Could that mean it was myth, that they were chasing a fairy tale?
Or did it mean that someone like the woman pilot in the picture had befriended Ben and taken his dictation or descriptions? Beth Calloway, 1938. A good deal of the journal seemed incoherent, more a collection of notes than a narrative or diary. There were names: Kurt, Keyuri, Beth, Ben. Was her great-grandmother’s name Beth? Rominy considered. Maybe Calloway and Hood pursued the Nazis together, Beth flying a plane. So they get back to the Cascade Mountains, and Beth tries to make sense of it all. Maybe Hood was disabled. But the journal was riddled with question marks, arrows, and blanks, as if it were a jigsaw puzzle only half put together.
Maybe Rominy could put it together here in Tibet.
Maybe she was supposed to finish what her great-grandmother started.
Maybe the journal would make sense in Shambhala.
40
Concrete, United States
September 7, 1945
S o this is where the elusive Benjamin Hood has gone to ground, thought Duncan Hale, special agent of the Office of Strategic Services.
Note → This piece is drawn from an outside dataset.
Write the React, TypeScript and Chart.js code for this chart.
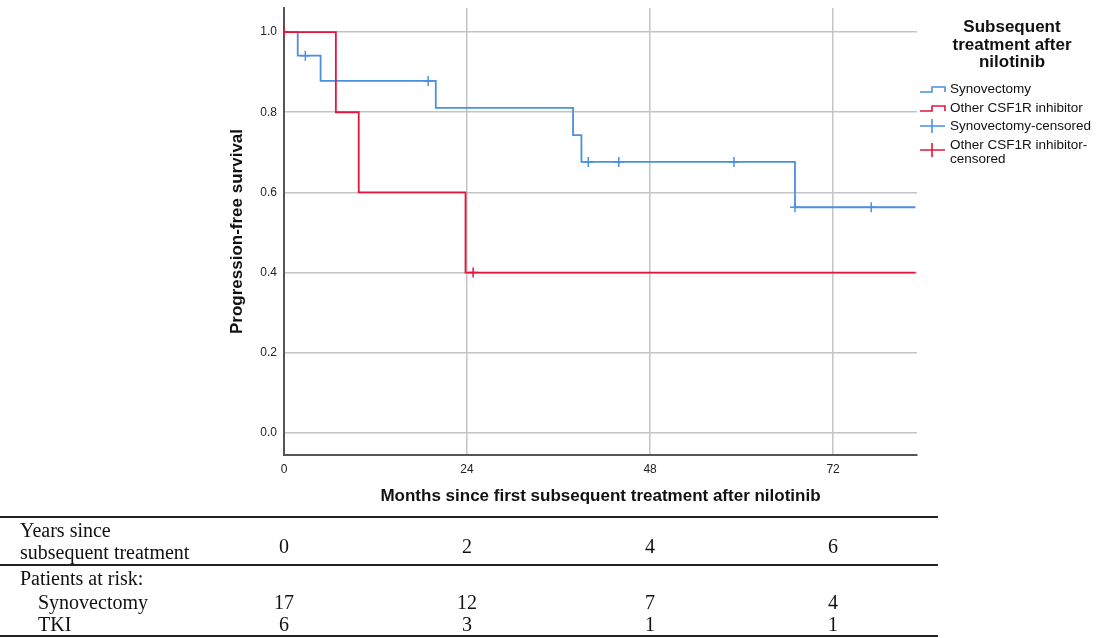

His agency had been created in the cauldron of the recently concluded World War II and had absorbed his old Army Corps of Intelligence Police.
I’ve arrived, Hale thought. Backwater, USA.
It wasn’t until the end of the war that Hale had realized the necessity to start tracking the man he’d sent to Tibet eight years before. Rumors of Hood’s discoveries had been fantastical, and his disappearance perplexing. The millionaire had gone mad, most thought, and withdrawn like a hermit crab somewhere into the American wilderness.
Then, with the wartime explosion of science, the fantastic had become commonplace. The German V2s. Jet fighters. The atomic bomb. And suddenly an anonymous letter had arrived that made the strange rumors more compelling. Just what had Benjamin Hood discovered in the nether reaches of Tibet? And would any of it be of use in this new, uneasy embrace with the bearlike Soviet Union?
With the help of the FBI, banking records had led Hale to this tiny burg at the edge of the known universe, the aptly named Concrete, Washington. Now, as he stood on the train station platform near the junction of the Skagit and Baker rivers, Hale could look uphill to a one-block downtown that slumbered under a haze of morning mist and coal smoke. With gas rationing still in effect, not much moved on the roads. The war had ended only three weeks before. But a new, more dangerous war, the OSS believed, was just beginning: with the Red Hordes of the Soviet Union. It was time to learn what Ben Hood knew and make sure nobody else could learn it.
Hale, burdened only with a briefcase, walked uphill to State Bank of Concrete. Flags and bunting from the recent VJ Day celebration still hung from houses, and no service personnel were back home yet. Yet the sense of relief, after a bad Depression and worse war, seemed as palpable as the sweet smell of the surrounding forest. The bomb had ended the thing and ushered in a whole new world. There were even rumors of turning the OSS into some new kind of permanent intelligence outfit, he’d heard. The Russians were throwing their weight around just like the Nazis had, and America was going to have to respond.